Please repeat only the stretch of records running from the first line through the line that contains "import seaborn as sns".
--- Start DATASET ROWS ---
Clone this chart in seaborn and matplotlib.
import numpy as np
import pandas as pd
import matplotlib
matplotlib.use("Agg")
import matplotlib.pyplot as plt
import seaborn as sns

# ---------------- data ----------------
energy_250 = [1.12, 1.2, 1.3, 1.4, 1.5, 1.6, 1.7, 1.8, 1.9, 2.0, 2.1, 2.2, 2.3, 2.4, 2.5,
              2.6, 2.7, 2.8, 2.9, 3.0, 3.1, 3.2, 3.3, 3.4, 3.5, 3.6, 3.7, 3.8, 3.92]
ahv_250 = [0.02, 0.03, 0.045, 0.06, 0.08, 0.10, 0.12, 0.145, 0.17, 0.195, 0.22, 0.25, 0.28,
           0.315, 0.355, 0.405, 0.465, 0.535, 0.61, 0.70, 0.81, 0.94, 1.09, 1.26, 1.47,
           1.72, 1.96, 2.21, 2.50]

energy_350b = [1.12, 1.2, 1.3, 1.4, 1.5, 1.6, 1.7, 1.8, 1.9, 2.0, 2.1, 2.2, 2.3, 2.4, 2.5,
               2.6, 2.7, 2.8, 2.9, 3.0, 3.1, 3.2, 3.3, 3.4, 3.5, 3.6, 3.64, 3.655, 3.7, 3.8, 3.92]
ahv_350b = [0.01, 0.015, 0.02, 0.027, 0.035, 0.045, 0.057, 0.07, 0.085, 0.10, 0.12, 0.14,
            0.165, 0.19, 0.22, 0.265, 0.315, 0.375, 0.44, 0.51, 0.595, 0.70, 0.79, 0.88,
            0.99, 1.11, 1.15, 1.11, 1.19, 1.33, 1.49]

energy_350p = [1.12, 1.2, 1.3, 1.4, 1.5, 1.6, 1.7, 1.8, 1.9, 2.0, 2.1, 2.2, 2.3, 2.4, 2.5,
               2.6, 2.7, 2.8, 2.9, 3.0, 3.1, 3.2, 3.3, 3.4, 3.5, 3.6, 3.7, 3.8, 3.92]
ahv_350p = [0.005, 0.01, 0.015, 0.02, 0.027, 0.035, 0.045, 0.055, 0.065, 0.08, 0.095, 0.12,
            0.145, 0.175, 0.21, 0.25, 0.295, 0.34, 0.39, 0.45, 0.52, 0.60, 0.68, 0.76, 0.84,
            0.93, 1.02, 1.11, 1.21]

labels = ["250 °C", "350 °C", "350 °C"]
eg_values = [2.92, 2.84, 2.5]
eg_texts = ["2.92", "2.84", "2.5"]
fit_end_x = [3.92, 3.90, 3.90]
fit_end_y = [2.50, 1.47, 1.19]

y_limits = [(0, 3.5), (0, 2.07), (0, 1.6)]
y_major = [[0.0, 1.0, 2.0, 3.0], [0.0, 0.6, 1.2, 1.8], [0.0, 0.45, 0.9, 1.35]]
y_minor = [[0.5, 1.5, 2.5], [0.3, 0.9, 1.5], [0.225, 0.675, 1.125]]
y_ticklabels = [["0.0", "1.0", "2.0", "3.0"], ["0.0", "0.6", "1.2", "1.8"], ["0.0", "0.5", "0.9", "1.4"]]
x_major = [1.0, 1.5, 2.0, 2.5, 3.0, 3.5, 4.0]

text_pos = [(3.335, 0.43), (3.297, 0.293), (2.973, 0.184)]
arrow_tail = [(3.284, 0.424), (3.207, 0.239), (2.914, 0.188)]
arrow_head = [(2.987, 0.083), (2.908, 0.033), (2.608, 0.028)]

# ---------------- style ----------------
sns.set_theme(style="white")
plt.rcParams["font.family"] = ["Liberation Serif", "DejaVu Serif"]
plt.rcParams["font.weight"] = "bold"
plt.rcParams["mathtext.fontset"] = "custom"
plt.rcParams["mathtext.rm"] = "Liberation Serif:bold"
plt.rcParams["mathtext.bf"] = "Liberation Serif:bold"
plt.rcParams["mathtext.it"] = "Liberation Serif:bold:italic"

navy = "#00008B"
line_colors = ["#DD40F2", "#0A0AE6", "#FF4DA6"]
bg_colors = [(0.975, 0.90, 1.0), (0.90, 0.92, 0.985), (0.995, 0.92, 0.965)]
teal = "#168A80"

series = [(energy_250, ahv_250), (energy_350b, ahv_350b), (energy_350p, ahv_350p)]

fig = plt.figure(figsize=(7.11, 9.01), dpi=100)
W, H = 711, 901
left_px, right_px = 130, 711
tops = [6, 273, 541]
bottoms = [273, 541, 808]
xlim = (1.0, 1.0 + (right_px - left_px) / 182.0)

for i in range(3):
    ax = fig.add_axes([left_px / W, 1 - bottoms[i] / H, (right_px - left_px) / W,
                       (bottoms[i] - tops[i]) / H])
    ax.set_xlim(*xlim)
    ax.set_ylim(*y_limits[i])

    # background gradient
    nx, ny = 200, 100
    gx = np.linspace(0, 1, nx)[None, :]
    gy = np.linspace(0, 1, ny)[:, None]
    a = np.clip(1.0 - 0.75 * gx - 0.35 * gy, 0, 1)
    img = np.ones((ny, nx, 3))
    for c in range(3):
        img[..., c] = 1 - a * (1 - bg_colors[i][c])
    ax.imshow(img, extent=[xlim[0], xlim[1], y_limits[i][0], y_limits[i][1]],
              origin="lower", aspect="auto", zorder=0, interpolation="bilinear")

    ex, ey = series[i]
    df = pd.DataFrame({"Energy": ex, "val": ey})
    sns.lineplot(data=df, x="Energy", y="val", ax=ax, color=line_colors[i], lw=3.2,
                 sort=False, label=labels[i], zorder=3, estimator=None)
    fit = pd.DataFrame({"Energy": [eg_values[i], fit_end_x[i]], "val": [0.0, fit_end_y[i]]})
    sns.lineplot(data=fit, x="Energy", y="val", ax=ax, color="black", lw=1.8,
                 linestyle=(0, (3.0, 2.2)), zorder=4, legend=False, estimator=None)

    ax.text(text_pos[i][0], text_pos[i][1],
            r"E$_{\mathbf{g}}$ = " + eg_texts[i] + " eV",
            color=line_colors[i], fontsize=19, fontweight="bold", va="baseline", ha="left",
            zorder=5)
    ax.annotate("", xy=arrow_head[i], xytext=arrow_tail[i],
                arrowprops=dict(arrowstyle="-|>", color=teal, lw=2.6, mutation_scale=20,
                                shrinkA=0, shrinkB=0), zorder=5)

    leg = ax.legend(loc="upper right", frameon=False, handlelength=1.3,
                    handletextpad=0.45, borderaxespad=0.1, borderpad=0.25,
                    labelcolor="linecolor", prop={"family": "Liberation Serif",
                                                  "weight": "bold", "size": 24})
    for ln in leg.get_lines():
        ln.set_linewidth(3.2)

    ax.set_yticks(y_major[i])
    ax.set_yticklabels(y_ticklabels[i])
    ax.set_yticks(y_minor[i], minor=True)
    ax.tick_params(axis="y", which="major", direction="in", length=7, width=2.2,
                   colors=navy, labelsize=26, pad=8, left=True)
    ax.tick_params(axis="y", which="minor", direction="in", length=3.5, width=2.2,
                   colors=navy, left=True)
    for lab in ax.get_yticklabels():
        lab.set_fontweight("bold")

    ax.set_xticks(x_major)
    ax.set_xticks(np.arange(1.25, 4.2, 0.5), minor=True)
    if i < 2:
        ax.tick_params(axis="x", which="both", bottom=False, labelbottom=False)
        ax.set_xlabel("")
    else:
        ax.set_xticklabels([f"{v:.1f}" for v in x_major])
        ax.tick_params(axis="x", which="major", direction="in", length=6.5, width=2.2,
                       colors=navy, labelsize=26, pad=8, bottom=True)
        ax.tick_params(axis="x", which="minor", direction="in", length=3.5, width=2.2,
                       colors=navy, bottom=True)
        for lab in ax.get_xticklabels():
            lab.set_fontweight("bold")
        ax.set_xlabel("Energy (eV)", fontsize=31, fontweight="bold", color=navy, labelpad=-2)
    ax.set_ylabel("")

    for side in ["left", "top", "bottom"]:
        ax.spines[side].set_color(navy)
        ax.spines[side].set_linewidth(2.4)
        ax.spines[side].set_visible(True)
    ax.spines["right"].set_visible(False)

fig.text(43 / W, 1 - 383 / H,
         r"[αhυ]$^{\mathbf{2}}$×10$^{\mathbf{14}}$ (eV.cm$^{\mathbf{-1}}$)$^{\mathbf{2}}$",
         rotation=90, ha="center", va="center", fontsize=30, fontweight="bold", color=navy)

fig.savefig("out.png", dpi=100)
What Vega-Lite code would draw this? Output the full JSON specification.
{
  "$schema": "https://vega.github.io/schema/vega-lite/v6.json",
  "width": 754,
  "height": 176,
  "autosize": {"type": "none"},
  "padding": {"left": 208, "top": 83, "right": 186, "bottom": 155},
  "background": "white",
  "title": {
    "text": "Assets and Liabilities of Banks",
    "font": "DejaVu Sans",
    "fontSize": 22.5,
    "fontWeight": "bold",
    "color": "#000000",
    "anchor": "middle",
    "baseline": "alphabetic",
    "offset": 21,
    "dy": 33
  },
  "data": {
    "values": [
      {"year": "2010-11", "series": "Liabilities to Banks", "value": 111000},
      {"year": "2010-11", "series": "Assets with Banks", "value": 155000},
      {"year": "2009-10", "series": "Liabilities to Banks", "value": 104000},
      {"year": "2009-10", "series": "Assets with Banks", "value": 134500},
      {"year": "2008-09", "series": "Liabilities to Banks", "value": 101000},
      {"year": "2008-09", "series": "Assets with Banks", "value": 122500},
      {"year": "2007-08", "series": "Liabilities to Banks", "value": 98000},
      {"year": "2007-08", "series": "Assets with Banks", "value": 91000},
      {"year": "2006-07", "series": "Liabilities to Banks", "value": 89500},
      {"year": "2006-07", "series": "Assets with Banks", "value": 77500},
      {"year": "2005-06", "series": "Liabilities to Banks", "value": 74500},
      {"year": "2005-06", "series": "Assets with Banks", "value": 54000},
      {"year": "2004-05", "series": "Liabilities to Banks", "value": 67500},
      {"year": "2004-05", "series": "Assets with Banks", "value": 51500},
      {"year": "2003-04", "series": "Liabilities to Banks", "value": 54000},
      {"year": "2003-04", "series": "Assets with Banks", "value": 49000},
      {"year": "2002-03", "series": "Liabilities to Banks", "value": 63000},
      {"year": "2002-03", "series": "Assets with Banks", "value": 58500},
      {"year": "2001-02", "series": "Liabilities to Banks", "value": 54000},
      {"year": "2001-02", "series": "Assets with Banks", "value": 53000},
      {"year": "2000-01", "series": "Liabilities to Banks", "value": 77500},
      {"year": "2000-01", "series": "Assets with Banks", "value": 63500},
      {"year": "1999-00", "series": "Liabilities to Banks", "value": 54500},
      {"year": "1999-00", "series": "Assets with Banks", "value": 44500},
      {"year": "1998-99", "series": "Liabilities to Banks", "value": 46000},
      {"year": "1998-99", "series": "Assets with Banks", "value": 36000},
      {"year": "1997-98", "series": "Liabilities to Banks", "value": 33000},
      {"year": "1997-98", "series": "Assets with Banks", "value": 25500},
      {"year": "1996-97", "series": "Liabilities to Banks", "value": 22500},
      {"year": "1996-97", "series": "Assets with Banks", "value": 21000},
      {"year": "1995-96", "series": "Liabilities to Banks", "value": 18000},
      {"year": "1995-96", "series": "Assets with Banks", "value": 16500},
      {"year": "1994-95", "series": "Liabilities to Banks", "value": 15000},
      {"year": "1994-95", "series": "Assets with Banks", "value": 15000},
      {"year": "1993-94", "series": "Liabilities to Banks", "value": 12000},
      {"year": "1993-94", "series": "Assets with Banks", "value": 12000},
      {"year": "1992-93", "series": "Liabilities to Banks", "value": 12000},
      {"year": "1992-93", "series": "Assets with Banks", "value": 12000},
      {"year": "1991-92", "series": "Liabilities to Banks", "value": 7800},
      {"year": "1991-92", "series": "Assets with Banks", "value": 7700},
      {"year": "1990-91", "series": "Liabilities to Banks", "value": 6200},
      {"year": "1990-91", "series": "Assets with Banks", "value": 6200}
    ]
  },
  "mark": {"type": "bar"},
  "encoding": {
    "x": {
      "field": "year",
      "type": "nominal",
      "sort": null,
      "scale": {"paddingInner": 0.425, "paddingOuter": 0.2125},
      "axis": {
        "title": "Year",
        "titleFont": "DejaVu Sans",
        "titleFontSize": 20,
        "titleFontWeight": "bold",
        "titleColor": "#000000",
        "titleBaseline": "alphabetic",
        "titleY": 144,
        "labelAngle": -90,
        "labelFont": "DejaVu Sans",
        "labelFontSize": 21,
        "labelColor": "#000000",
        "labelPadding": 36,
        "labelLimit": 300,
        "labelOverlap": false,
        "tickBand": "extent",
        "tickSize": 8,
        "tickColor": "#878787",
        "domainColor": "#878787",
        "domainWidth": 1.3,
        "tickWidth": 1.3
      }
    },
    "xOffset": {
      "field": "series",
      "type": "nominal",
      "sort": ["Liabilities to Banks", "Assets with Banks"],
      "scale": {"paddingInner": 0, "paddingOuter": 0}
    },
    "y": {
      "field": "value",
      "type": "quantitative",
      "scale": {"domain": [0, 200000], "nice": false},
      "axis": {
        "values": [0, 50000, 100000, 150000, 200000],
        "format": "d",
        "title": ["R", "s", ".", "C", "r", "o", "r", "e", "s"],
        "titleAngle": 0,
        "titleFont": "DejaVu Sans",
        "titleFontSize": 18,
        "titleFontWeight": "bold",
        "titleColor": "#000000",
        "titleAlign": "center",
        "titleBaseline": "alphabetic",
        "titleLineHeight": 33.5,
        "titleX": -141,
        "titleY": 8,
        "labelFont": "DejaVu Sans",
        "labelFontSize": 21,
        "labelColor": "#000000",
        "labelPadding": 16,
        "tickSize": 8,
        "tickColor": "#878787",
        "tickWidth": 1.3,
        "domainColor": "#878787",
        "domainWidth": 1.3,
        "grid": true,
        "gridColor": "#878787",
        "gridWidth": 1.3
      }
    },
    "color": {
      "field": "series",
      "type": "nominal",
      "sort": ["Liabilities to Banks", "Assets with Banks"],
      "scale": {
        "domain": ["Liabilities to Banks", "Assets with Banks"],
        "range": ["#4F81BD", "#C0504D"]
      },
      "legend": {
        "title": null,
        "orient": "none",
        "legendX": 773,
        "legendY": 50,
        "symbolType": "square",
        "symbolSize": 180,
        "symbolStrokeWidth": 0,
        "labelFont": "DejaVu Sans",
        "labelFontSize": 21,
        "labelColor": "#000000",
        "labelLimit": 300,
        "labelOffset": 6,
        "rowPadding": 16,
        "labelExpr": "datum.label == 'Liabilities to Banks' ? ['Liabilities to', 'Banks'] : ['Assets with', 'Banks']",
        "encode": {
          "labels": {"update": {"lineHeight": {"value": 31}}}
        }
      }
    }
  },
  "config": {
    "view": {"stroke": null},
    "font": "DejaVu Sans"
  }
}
--- End DATASET ROWS ---
ANSWER IN FULL =
Clone this chart in seaborn and matplotlib.
import numpy as np
import pandas as pd
import matplotlib
matplotlib.use("Agg")
import matplotlib.pyplot as plt
import seaborn as sns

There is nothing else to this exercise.